Sunday, November 21, 2004

OUCH! A Lesson in Pain



Now that I look more closely at the “blueprints” of the “incident” I realize that it was closer to five feet high and six feet across. However, in no way did that make the impact with the concrete any softer or the bruise on my tail bone (ass) less painful.

Kids don’t try this at home and certainly don’t try it while you are out on break from your grad school class entitled “Teaching Science to Elementary Students”
I just hope we’ve all learned something from this instructional demonstration.
Any Questions?


13 comments:

Minty Twat said...

Why?

Because it was there?

kranki said...

No, it's not the reason that some adventurous spirts give for wanting to climb vast mountains. That would be somehow noble or inspiring or rational. I did it because I had been sitting in a classroom for four hours, and then I had a great big ice cream shake. Honestly it didn't seem the least bit dangerous at the time. Pure Sugar induced confidence. Also, I blame Hollywood and the Media, especially that Spiderman movie. I'm going to sue the bastards.

Minty Twat said...

Well, as a lawyer I can't praise you highly enough for contemplating that sort of litigation.
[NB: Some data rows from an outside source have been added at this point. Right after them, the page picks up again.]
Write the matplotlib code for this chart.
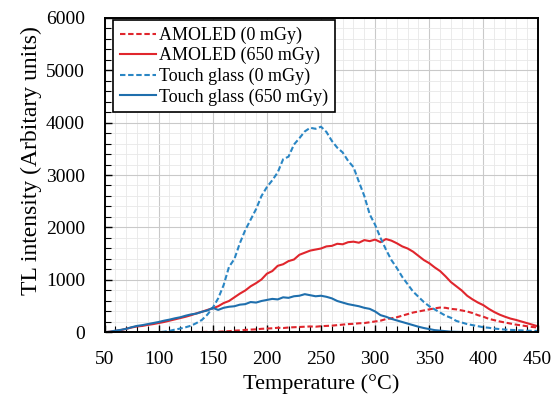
import matplotlib
matplotlib.use("Agg")
import matplotlib.pyplot as plt
from matplotlib.ticker import MultipleLocator

temperature = list(range(50, 451, 5))

amoled_0 = [0, 0, 0, 2, 0, 3, 0, 2, 4, 3, 5, 4, 6, 5, 8, 6, 8, 10, 9, 12,
            10, 15, 20, 25, 35, 40, 50, 55, 60, 70, 75, 80, 90, 85, 95, 100,
            105, 110, 115, 110, 120, 125, 130, 140, 150, 160, 165, 175, 180,
            195, 210, 225, 255, 270, 290, 320, 350, 380, 400, 420, 440, 460,
            475, 470, 450, 440, 420, 400, 370, 330, 300, 260, 235, 210, 190,
            170, 150, 135, 120, 105, 95]

amoled_650 = [5, 15, 30, 45, 70, 95, 115, 125, 145, 160, 180, 200, 225, 250,
              275, 300, 330, 365, 395, 430, 460, 500, 560, 600, 670, 740, 800,
              880, 940, 1010, 1120, 1170, 1270, 1300, 1360, 1390, 1480, 1520,
              1560, 1580, 1600, 1640, 1650, 1690, 1680, 1720, 1730, 1710, 1760,
              1740, 1770, 1720, 1780, 1750, 1700, 1640, 1600, 1540, 1460, 1380,
              1320, 1240, 1170, 1070, 960, 880, 800, 700, 630, 570, 520, 450,
              390, 340, 300, 265, 240, 210, 180, 150, 120]

glass_0 = [0, 0, 0, 0, 0, 0, 0, 0, 0, 0, 5, 15, 30, 55, 75, 100, 130, 180,
           240, 340, 470, 650, 900, 1250, 1400, 1700, 1950, 2150, 2350, 2600,
           2770, 2900, 3050, 3300, 3350, 3580, 3700, 3830, 3900, 3880, 3920,
           3820, 3650, 3520, 3430, 3270, 3150, 2870, 2600, 2250, 2050, 1800,
           1580, 1380, 1230, 1060, 920, 780, 680, 580, 500, 440, 380, 320,
           280, 220, 190, 160, 140, 120, 100, 90, 75, 65, 55, 50, 45, 40, 35,
           32, 30]

glass_650 = [5, 15, 35, 50, 70, 100, 125, 140, 160, 180, 200, 225, 245, 270,
             290, 320, 345, 360, 395, 420, 470, 430, 470, 490, 500, 530, 540,
             580, 570, 600, 620, 640, 630, 670, 660, 690, 700, 730, 710, 690,
             700, 680, 650, 600, 570, 540, 520, 500, 470, 450, 400, 330, 300,
             260, 230, 200, 170, 140, 110, 85, 65, 45, 35, 25, 15, 12, 10, 8,
             6, 5, 5, 4, 4, 3, 3, 3, 3, 3, 3, 3, 3]

labels = ["AMOLED (0 mGy)", "AMOLED (650 mGy)",
          "Touch glass (0 mGy)", "Touch glass (650 mGy)"]

plt.rcParams['font.family'] = ['Liberation Serif', 'DejaVu Serif']

fig = plt.figure(figsize=(5.58, 3.98), dpi=100)
ax = fig.add_axes([0.1873, 0.1646, 0.776, 0.7914])

red = '#E0262D'
blue_d = '#2A86C4'
blue_s = '#1F6FAD'
dash = (2.6, 1.3)

ax.plot(temperature, amoled_0, color=red, lw=1.5, ls=(0, dash), label=labels[0])
ax.plot(temperature, amoled_650, color=red, lw=1.5, label=labels[1])
ax.plot(temperature, glass_0, color=blue_d, lw=1.5, ls=(0, dash), label=labels[2])
ax.plot(temperature, glass_650, color=blue_s, lw=1.5, label=labels[3])

ax.set_xlim(50, 450)
ax.set_ylim(0, 6000)
ax.xaxis.set_major_locator(MultipleLocator(50))
ax.xaxis.set_minor_locator(MultipleLocator(10))
ax.yaxis.set_major_locator(MultipleLocator(1000))
ax.yaxis.set_minor_locator(MultipleLocator(200))
ax.grid(which='major', color='#c9c9c9', lw=0.8)
ax.grid(which='minor', color='#e8e8e8', lw=0.6)
ax.set_axisbelow(True)
ax.tick_params(which='both', direction='in', top=False, right=False,
               labelsize=14)
ax.tick_params(axis='x', which='major', pad=13)
ax.tick_params(axis='y', which='major', pad=14)
ax.tick_params(which='major', length=5, width=1)
ax.tick_params(which='minor', length=4, width=0.8)
for s in ax.spines.values():
    s.set_linewidth(1.4)
    s.set_color('black')

ax.set_xlabel("Temperature (°C)", fontsize=16, labelpad=5)
ax.set_ylabel("TL intensity (Arbitary units)", fontsize=17, labelpad=3)
ax.yaxis.label.set_y(0.545)

leg = ax.legend(loc='upper left', bbox_to_anchor=(0.019, 0.993),
                borderaxespad=0, fontsize=13, frameon=True, fancybox=False,
                edgecolor='black', framealpha=1, borderpad=0.38,
                labelspacing=0.18, handlelength=2.0, handletextpad=0.2)
leg.get_frame().set_linewidth(1.2)

fig.savefig("out.png", dpi=100)
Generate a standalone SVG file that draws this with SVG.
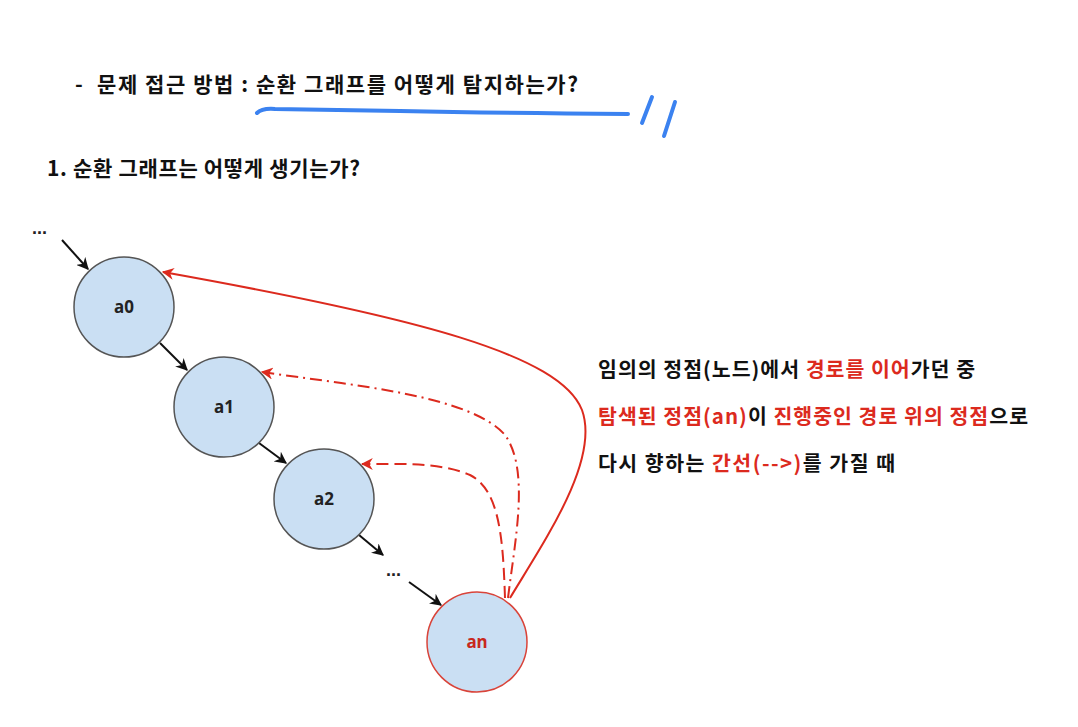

You would basically be doing a public service. These film moguls must be taught that encouraging the easily suggestable can have repercussions.

Or we could just sue your parents for producing such a silly child.

Diana Gallagher said...

Wonderful picture. Very instructional.

ms fits said...

Kranki, your poor arse!


Also, you are a bit of a dick. What were you thinking?

I recommend sitting on a hot water bottle.

knifey said...

Holy Crap!

I also have several bruised coccygeal vertebrae!
I sat on the road at 90 kilometres an hour, and hurt my motorbike.

I can't draw you a picture though, I'm crap.

*soothing ass-healing vibes*

Anonymous said...

Hi. You left some comments in my livejournal (user: linne) thanking me for the compliment on your pictorial. You're welcome. But please refrain from spamming my LJ account in the future (you replied with the link to one of my readers). Thanks.

kranki said...

Spamming? I don't even own any Spam. It's hurtful to tell somebody that you think of them as Spam. I hope nobody was hurt?

Burnt Karma said...

At least this is one physics lesson the elementary children won't forget!

Warren said...

You're whack!! I'd be concerned if you were teaching my kids...Keep up the crazy chronicles! You're becoming a legend in these parts of the world

Sherriff said...

I find it amazing that not only did you attempt the jump with a keyboard in your pocket, but that the letters spookily spelt out "ouch" when you landed...

*insert spooky sci-fi sound fx here

kranki said...

Knifey: Let me wish your lower vertebrae a speedy recovery. Thank you for the positive ass healing vibes. How'd you wreck you hog? (motorcycle)

Fits: When you say I'm a "dick" you mean that in a daring-have-no-fear-carpe-diem, swashbuckler sort of way. Right?

Sheriff: I thought the keyboard would help my aerodynamics.

Warren: You're much too kind, but just for you I'll continue to to engage in dangerous and potentially amusing behaviour.

kranki said...

Minty: I would like to avoid sewing my family, despite the fact that lawyers, solicitors, barristers (??? which do what???) like that sort of aggressive litigation. I would like to sue the person who invented concrete? And if we can't take the Ancient Romans to court, then let's go after those bastards who built the structure and failed to post a "Do Not Try and Jump From Here to Here" sign. Blatant Negligence!